During a House floor debate last month on GenX legislation, Rep. Pat McElraft took an unusual stance: defending Chemours, the spin-off company of DuPont responsible for widespread pollution in drinking water and the Cape Fear River.
“Chemours is serious about cleaning up the contamination,” said McElraft, a Carteret County Republican. “Don’t blame Chemours totally. Maybe they made mistakes. They’re trying to do their best to do what’s right.”
There was no evidence to support that contention then, and there is even less now. DEQ released a letter today to Chemours detailing the company’s refusal to comply with the agency’s requests to control the release of perfluorinated and polyfluorinated compounds from its Fayetteville Works plant.
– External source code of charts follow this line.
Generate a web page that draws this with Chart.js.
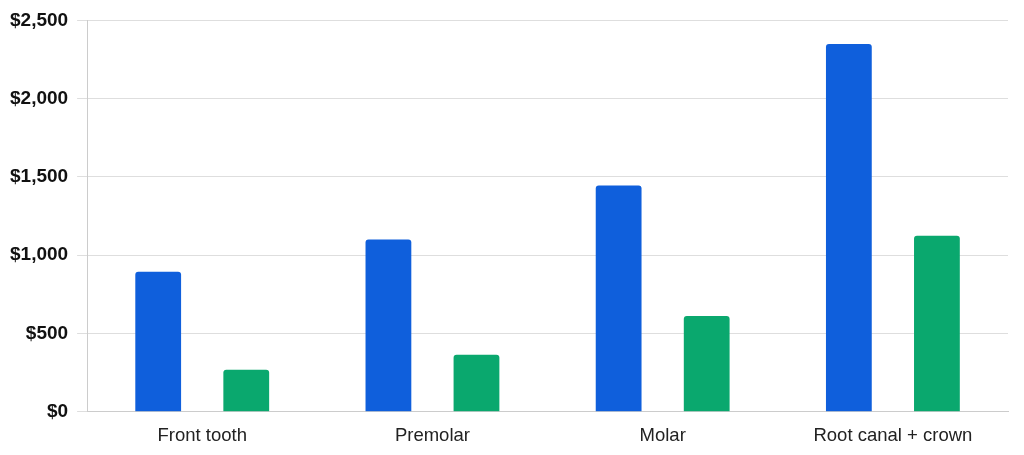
<!DOCTYPE html>
<html>
<head>
<meta charset="utf-8">
<script src="https://cdn.jsdelivr.net/npm/chart.js@4.4.1/dist/chart.umd.min.js"></script>
<style>
html,body{margin:0;padding:0;background:#fff;}
#wrap{width:1024px;height:455px;position:relative;}
</style>
</head>
<body>
<div id="wrap"><canvas id="c"></canvas></div>
<script>
const categories = ["Front tooth", "Premolar", "Molar", "Root canal + crown"];
const seriesBlue = [895, 1100, 1445, 2350];
const seriesGreen = [268, 364, 612, 1125];
const yTicks = [0, 500, 1000, 1500, 2000, 2500];

new Chart(document.getElementById('c'), {
  type: 'bar',
  data: {
    labels: categories,
    datasets: [
      { label: 'A', data: seriesBlue, backgroundColor: '#0f5fdc', borderRadius: 3, borderSkipped: 'bottom', categoryPercentage: 0.765, barPercentage: 0.52 },
      { label: 'B', data: seriesGreen, backgroundColor: '#0aa86e', borderRadius: 3, borderSkipped: 'bottom', categoryPercentage: 0.765, barPercentage: 0.52 }
    ]
  },
  options: {
    responsive: true,
    maintainAspectRatio: false,
    animation: false,
    layout: { padding: { top: 10, right: 16, left: 1, bottom: -5 } },
    plugins: { legend: { display: false }, tooltip: { enabled: false } },
    scales: {
      x: {
        grid: { display: false, drawTicks: false, tickLength: 0 },
        border: { display: true, color: '#cccccc', width: 1 },
        ticks: { color: '#222', font: { family: 'Liberation Sans', size: 18.5 }, padding: 13 }
      },
      y: {
        min: 0, max: 2500,
        afterBuildTicks: (axis) => { axis.ticks = yTicks.map(v => ({ value: v })); },
        grid: { color: '#dedede', tickLength: 10, lineWidth: 1 },
        border: { display: true, color: '#cccccc', width: 1 },
        ticks: {
          color: '#111',
          padding: 9,
          font: { family: 'Liberation Sans', size: 19, weight: 'bold' },
          callback: (v) => '$' + Number(v).toLocaleString('en-US')
        }
      }
    }
  }
});
</script>
</body>
</html>
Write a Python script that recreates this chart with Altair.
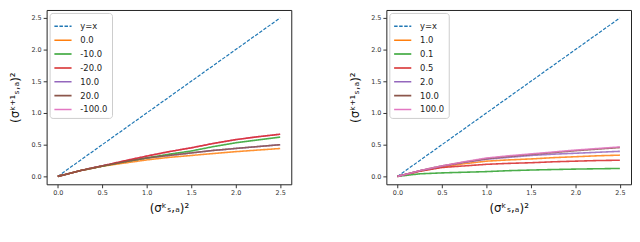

After groundwater tests on and near the Chemours plant showed high levels of PFOAs and PFOSs, DEQ sent the company a letter on Dec. 15, 2017, demanding that it implement “interim” measures to control the sources of contamination and stop the discharge. The company was also required to identify and address any hazards that occurred because of the contamination.
A month later Chemours responded, but failed to detail how it was stemming the discharge or controlling the sources, DEQ said. As a result, the agency is now requiring “immediate” measures to stop and clean up the pollutants. That includes excavating contaminated areas, cleaning potentially contaminated equipment, and reducing or eliminating air emissions that are contributing to the groundwater problems. Chemours has until Feb. 26 to tell DEQ what the company has done — and will continue to do — to meet the requirements.
DEQ could fine Chemours for failing to comply by the deadline.
DEQ scientists theorize that chemicals leaving the plant’s smokestacks are reacting with water — via rain or wet ground — and transforming into GenX. The contaminated water then drains into the soil and eventually pollutes the groundwater. That groundwater in turn, feeds private drinking water wells of households near the plant.
Chemours received permission yesterday from the Division of Air Quality to install a trial system to remove PFASs and PFOAs from air emissions. Any pollution captured by the filtration system must disposed offsite.
As for House Bill 189, the Senate failed to vote on it. Instead, senators rewrote the legislation, redirecting key funding for DEQ away from addressing the contamination. Instead, the agency would have to spend upward of $1.5 million on bureaucracy, including analyzing the last 43 years’ worth of wastewater discharge permits.
The House failed to vote on the Senate version this week, sending the bill to its River Quality Committee. That committee is scheduled to meet Wednesday, Feb. 21, at 9:30 a.m. in Room 643 of the Legislative Office Building.
Gov. Roy Cooper released a statement today expressing his ire for GOP lawmakers who “have gone home without doing anything to protect clean drinking water for North Carolina families.
“State environmental experts continue to hold Chemours accountable and are using all available resources to track the spread of GenX, and the latest notice of violation announced today shows the urgency. People in the Cape Fear region have a right to be angry that legislative leaders have failed to do their duty and give state scientists the tools they need to deal with GenX and other emerging contaminants.”